The state's Ocean Protection Council, which provides sea-level rise benchmarks for agencies to plan by, has recommended preparing for the ocean to rise 3.5 feet by 2050 even though it acknowledges only a 1-in-200 chance of that occurring. It puts those same odds on the state experiencing 6.6 feet of rise by 2100.

For transportation and sewage infrastructure, the Coastal Commission has suggested planning for 10 feet of sea level rise by 2100 because of the long-term planning needed as well as the critical role such infrastructure plays. Both agencies' benchmarks have been criticized for being too extreme.

But even the estimates of the United Nations' Intergovernmental Panel on Climate Change provide evidence of the growing threat and were quoted by Barnard in his presentation to the Coastal Commission. He also included input from climate researchers at the commission, Point Blue Conservation Science and the University of Arkansas.

Barnard is among those who've called the U.N. estimates conservative, optimistic, best-case scenarios.

Among the U.N. panel's data is the finding that the rate of sea-level rise has approximately tripled since 1971 and is currently at 0.15 inches per year.

"Global mean sea level has risen faster since 1900 than over any preceding century in at least the last 3,000 years," according to the panel's Sixth Assessment Report. "Global surface temperature has increased faster since 1970 than in any other 50-year period over at least the last 2000 years. ... Sea level is committed to rise for centuries to millennia due to continuing deep ocean warming and ice sheet melt, and will remain elevated for thousands of years."

More immediately, the past six years have been the six warmest on record, according to the World Meteorological Organization's State of the Global Climate 2020, published this year.

Emerging awareness

Cities, ports and other public agencies in the most vulnerable Southern California stretches are becoming aware of the groundwater threat. But if those agencies are alarmed at the prospect, few are letting on.

Climate-change resiliency studies by those entities — in the instances where there are such plans — typically mention the threat of rising groundwater briefly, if at all. A 2018 sea-level adaptation by the Port of Los Angeles does not address the issue.

"However, the port intends to address it in future studies as we continually monitor sea-level rise," port engineer Adrienne Fedrick Newbold said in an email.

The city of Long Beach's 192-page proposed Climate Action + Adaptation Plan, completed last year, doesn't mention the possibility of rising groundwater, although it is brought up in an appendix.

Sea-level rise "causes saline water to intrude into underground reservoirs, raising the historical groundwater elevation ranges beyond what the Long Beach utilities were planned and built to accommodate," the appendix notes.

Alison Spindler-Ruiz, the city's advance planning officer, added that future studies will "allow us to study these issues in more detail and come up with more detailed recommendations and implementation projects."

The Orange County Sanitation District's 2019 climate resiliency study briefly mentions the potential of groundwater infiltration with a short recommendation to consider the threat to "below grade structures such as dry wells, basement, tanks and tunnels."
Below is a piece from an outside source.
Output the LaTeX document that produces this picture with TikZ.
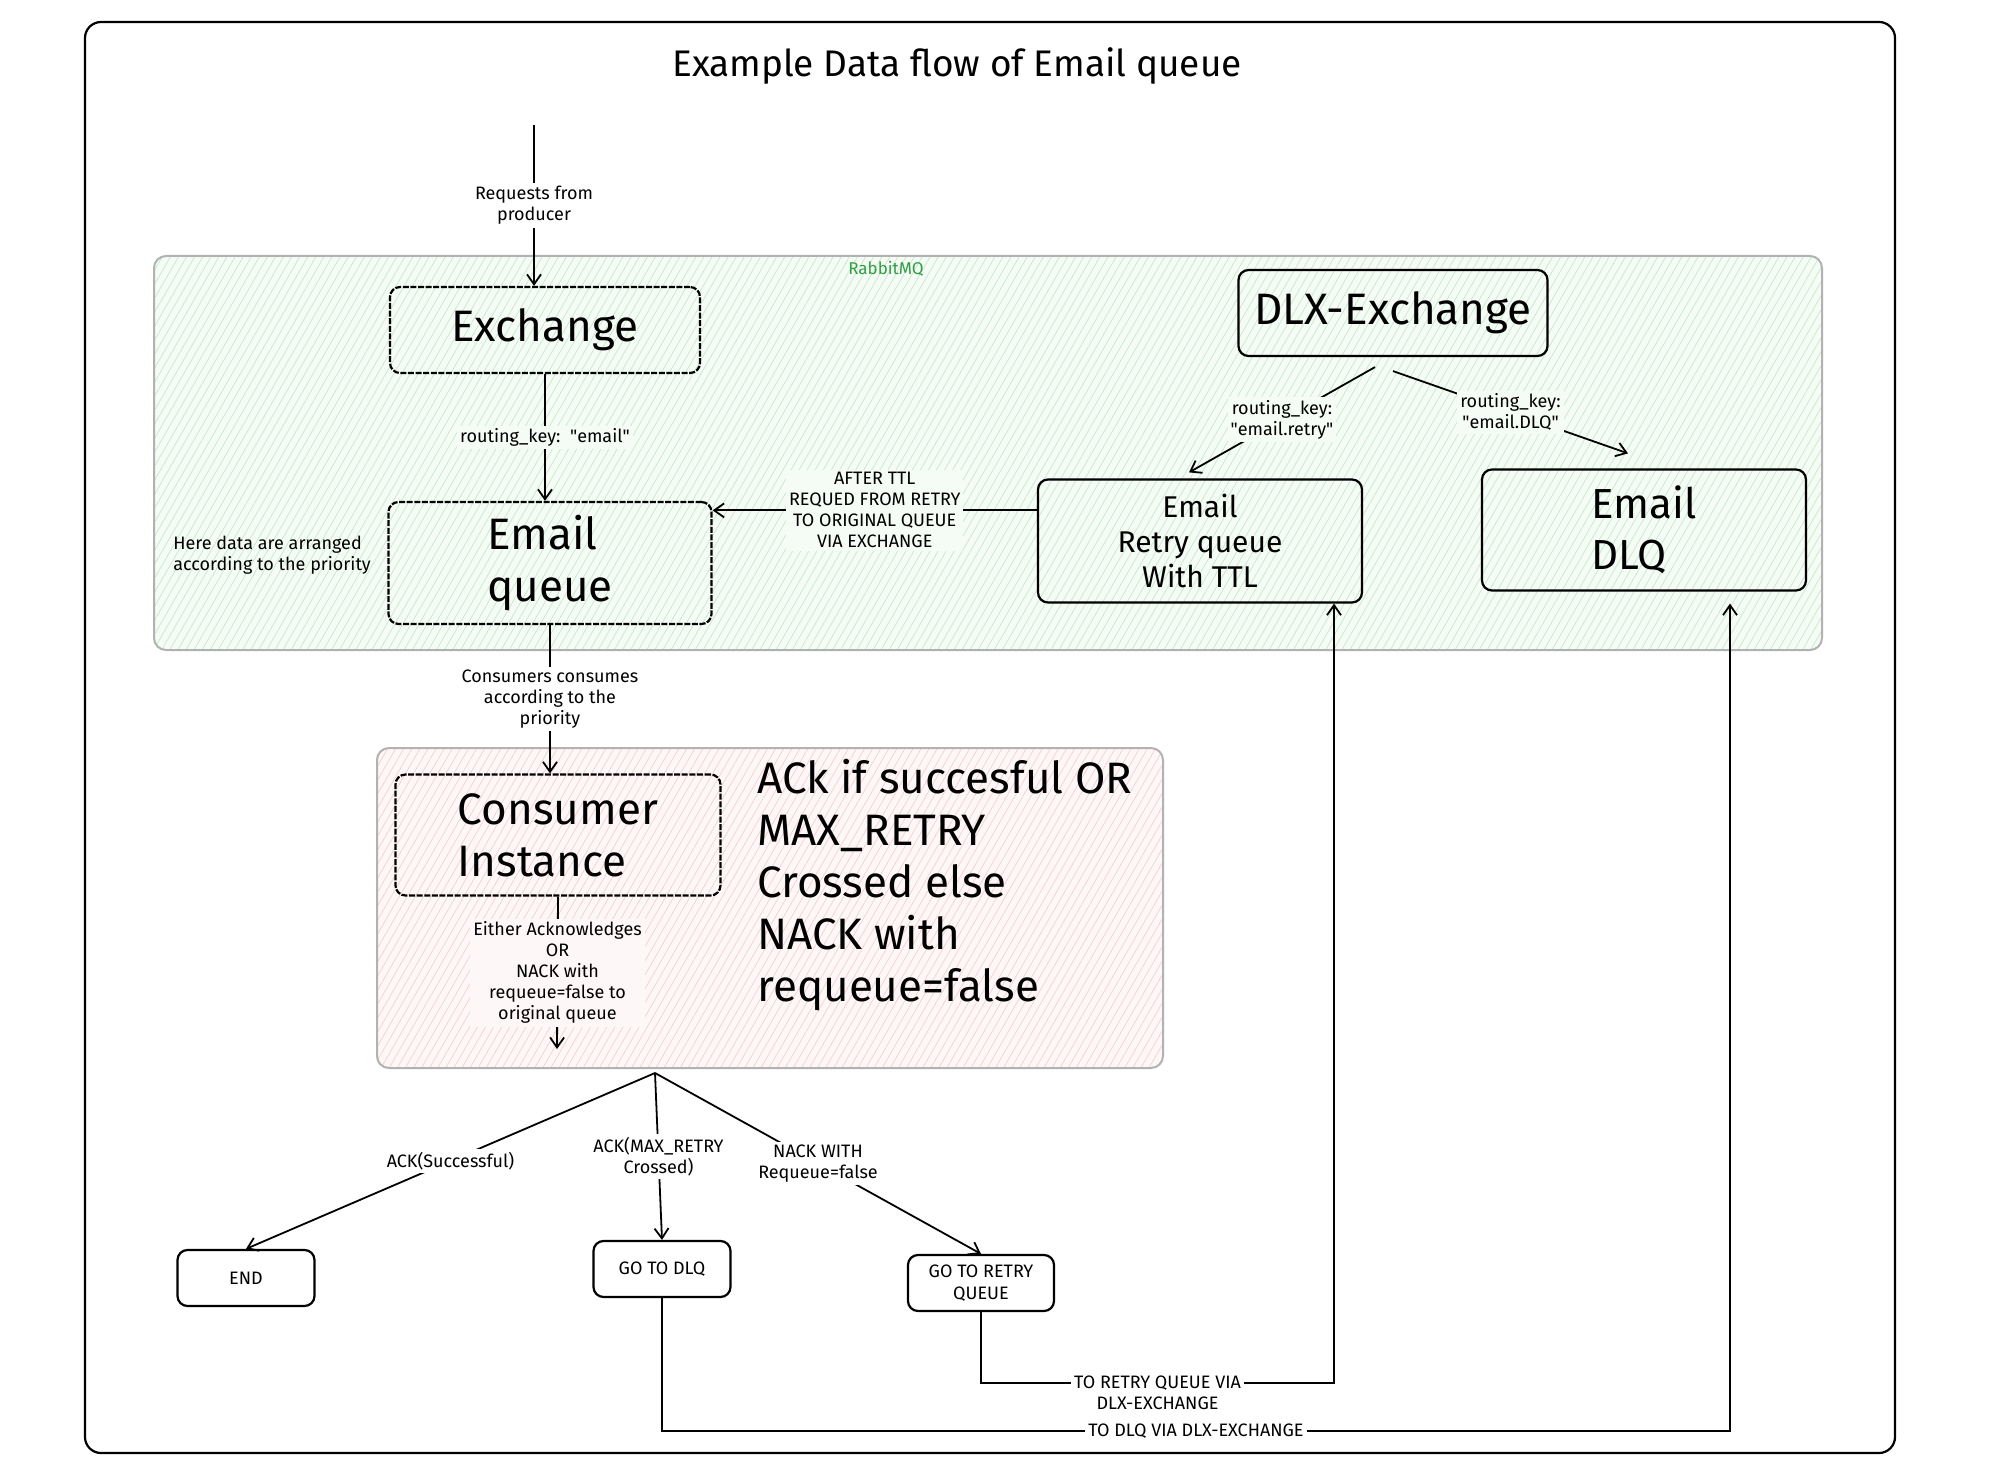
\documentclass[tikz,border=0pt]{standalone}
\usepackage{fontspec}
\setmainfont{Fira Sans}
\usepackage{tikz}
\usetikzlibrary{arrows.meta,positioning,patterns.meta}

\definecolor{rmqfill}{HTML}{F5FBF5}
\definecolor{rmqhatch}{HTML}{C6E8C9}
\definecolor{rmqtext}{HTML}{2F9E44}
\definecolor{consfill}{HTML}{FEF7F7}
\definecolor{conshatch}{HTML}{F5CFCF}

\begin{document}
\begin{tikzpicture}[
  x=0.5pt, y=-0.5pt,
  box/.style={draw, line width=1.1pt, rounded corners=5pt, align=center, inner sep=0pt},
  bigbox/.style={box, font=\fontsize{22}{26}\selectfont},
  dbox/.style={bigbox, dash pattern=on 3pt off 0.8pt},
  smallbox/.style={box, font=\fontsize{9}{11}\selectfont, minimum width=68.5pt, minimum height=28pt},
  arr/.style={-{Straight Barb[length=5pt,width=7pt]}, line width=0.9pt},
  lbl/.style={font=\fontsize{9}{10.5}\selectfont, align=center, inner sep=1.5pt},
  grp/.style={draw=black!30, line width=1pt, rounded corners=6pt}
]
  \useasboundingbox (0,0) rectangle (1998,1476);
  \draw[line width=1.1pt, rounded corners=8pt] (85,22) rectangle (1895,1453);
  \node[font=\fontsize{18.5}{22}\selectfont] (title) at (957,66) {Example Data flow of Email queue};

  % groups
  \draw[grp, preaction={fill=rmqfill}, pattern={Lines[angle=60,distance=3.5pt,line width=0.35pt]}, pattern color=rmqhatch] (154,256) rectangle (1822,650);
  \node[font=\fontsize{8.5}{10}\selectfont, text=rmqtext] (rmq) at (886,269) {RabbitMQ};
  \draw[grp, preaction={fill=consfill}, pattern={Lines[angle=60,distance=3.5pt,line width=0.35pt]}, pattern color=conshatch] (377,748) rectangle (1163,1068);

  % boxes
  \node[dbox, minimum width=155pt, minimum height=43pt] (exch) at (545,330) {Exchange};
  \node[dbox, align=left, minimum width=161.5pt, minimum height=61pt] (eq) at (550,563) {Email\\queue};
  \node[box, font=\fontsize{15}{17.5}\selectfont, minimum width=162pt, minimum height=61.5pt] (retry) at (1200,541) {Email\\Retry queue\\With TTL};
  \node[bigbox, minimum width=154.5pt, minimum height=43pt] (dlx) at (1393,313) {DLX-Exchange};
  \node[bigbox, align=left, font=\fontsize{21}{25.5}\selectfont, minimum width=162pt, minimum height=60.5pt] (dlq) at (1644,530) {Email\\DLQ};
  \node[dbox, align=left, minimum width=162.5pt, minimum height=60.5pt] (cons) at (558,835) {Consumer\\Instance};
  \node[font=\fontsize{22}{26}\selectfont, align=left, anchor=north west, inner sep=0pt] (rule) at (757,759) {ACk if succesful OR\\MAX\_RETRY\\Crossed else\\NACK with\\requeue=false};
  \node[lbl, align=left, anchor=west, inner sep=0pt] (note) at (173,555) {Here data are arranged\\according to the priority};
  \node[smallbox] (endb) at (246,1278) {END};
  \node[smallbox] (todlq) at (662,1269) {GO TO DLQ};
  \node[smallbox, minimum width=73pt] (torty) at (981,1283) {GO TO RETRY\\QUEUE};

  \coordinate (prod) at (534,125);
  \coordinate (rin) at ([yshift=-16pt]retry.north west);
  \coordinate (ackend) at (557,1049);
  \coordinate (split) at (655,1073);
  \coordinate (rbend) at (1334,1383);
  \coordinate (dbend) at (1730,1431);

  % flow
  \draw[arr] (prod) -- node[lbl, fill=white] {Requests from\\producer} (prod |- exch.north);
  \draw[arr] (exch.south) -- node[lbl, fill=rmqfill] {routing\_key:\ \ \textquotedbl email\textquotedbl} (exch.south |- eq.north);
  \draw[arr] (rin) -- node[lbl, fill=rmqfill] {AFTER TTL\\REQUED FROM RETRY\\TO ORIGINAL QUEUE\\VIA EXCHANGE} (rin -| eq.east);
  \draw[arr] ([xshift=-9pt,yshift=-5pt]dlx.south) -- node[lbl, fill=rmqfill] {routing\_key:\\\textquotedbl email.retry\textquotedbl} ([xshift=-5.5pt,yshift=3pt]retry.north);
  \draw[arr] ([yshift=-7pt]dlx.south) -- node[lbl, fill=rmqfill] {routing\_key:\\\textquotedbl email.DLQ\textquotedbl} ([xshift=-8pt,yshift=7.5pt]dlq.north);
  \draw[arr] (eq.south) -- node[lbl, fill=white] {Consumers consumes\\according to the\\priority} (eq.south |- cons.north);
  \draw[arr] (cons.south) -- node[lbl, fill=consfill] {Either Acknowledges\\OR\\NACK with\\requeue=false to\\original queue} (ackend);

  \draw[arr] (split) -- node[lbl, fill=white] {ACK(Successful)} (endb.north);
  \draw[arr] (split) -- node[lbl, fill=white] {ACK(MAX\_RETRY\\Crossed)} (todlq.north);
  \draw[arr] (split) -- node[lbl, fill=white] {NACK WITH\\Requeue=false} (torty.north);

  \draw[arr] (torty.south) |- node[lbl, fill=white, pos=0.75, yshift=-5pt] {TO RETRY QUEUE VIA\\DLX-EXCHANGE} (rbend) -- (rbend |- retry.south);
  \draw[arr, shorten >=6pt] (todlq.south) |- node[lbl, fill=white, pos=0.75] {TO DLQ VIA DLX-EXCHANGE} (dbend) -- (dbend |- dlq.south);
\end{tikzpicture}
\end{document}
The district's assistant general manager, Rob Thompson, said that most of his agency's infrastructure has a 50- to- 75-year life span, and the latest sea-level rise science is taken into account when each is built or rebuilt. He noted that new digesters at its coastal sewage treatment plant in Huntington Beach will sit higher of the ground because of it.

And future groundwater flooding?

"The practical problem we're facing is relatively minor," he said. A larger concern is the effect of seismic activity on both underground and above-ground facilities — and fortifying those can also help protect against rising groundwater tables, Thompson said.

"Most of our critical infrastructure is designed with geotechnical considerations in mind," he said. "But for residential and commercial development, this is something they may want to take into consideration."

Matt Arms, environmental planning director for the Port of Long Beach, acknowledged the shallow groundwater in the area and said the port takes the most recent data into consideration when building.

"We use the best available science to inform, and adjust when necessary our project designs," Arms said via email. "As we redevelop and modernize the port, we always consider the expected effects of climate change."

USGS's Barnard, meanwhile, said that while the new modeling and assessments were preliminary, they do provide an alert that rising groundwater needs more attention.

"It's not for engineering," he said. "It's not saying, 'You should design buildings differently.' It provides potential red flags that need to be investigated."

To see the map modeling of areas vulnerable to groundwater rise, visit ourcoastourfuture.org/hazard-map/. Under "Scenario Topic," use the dropdown box and select, "Groundwater." You can zoom in on the map, select your city of interest, adjust for the amount of sea-level rise and for the permeability of the ground.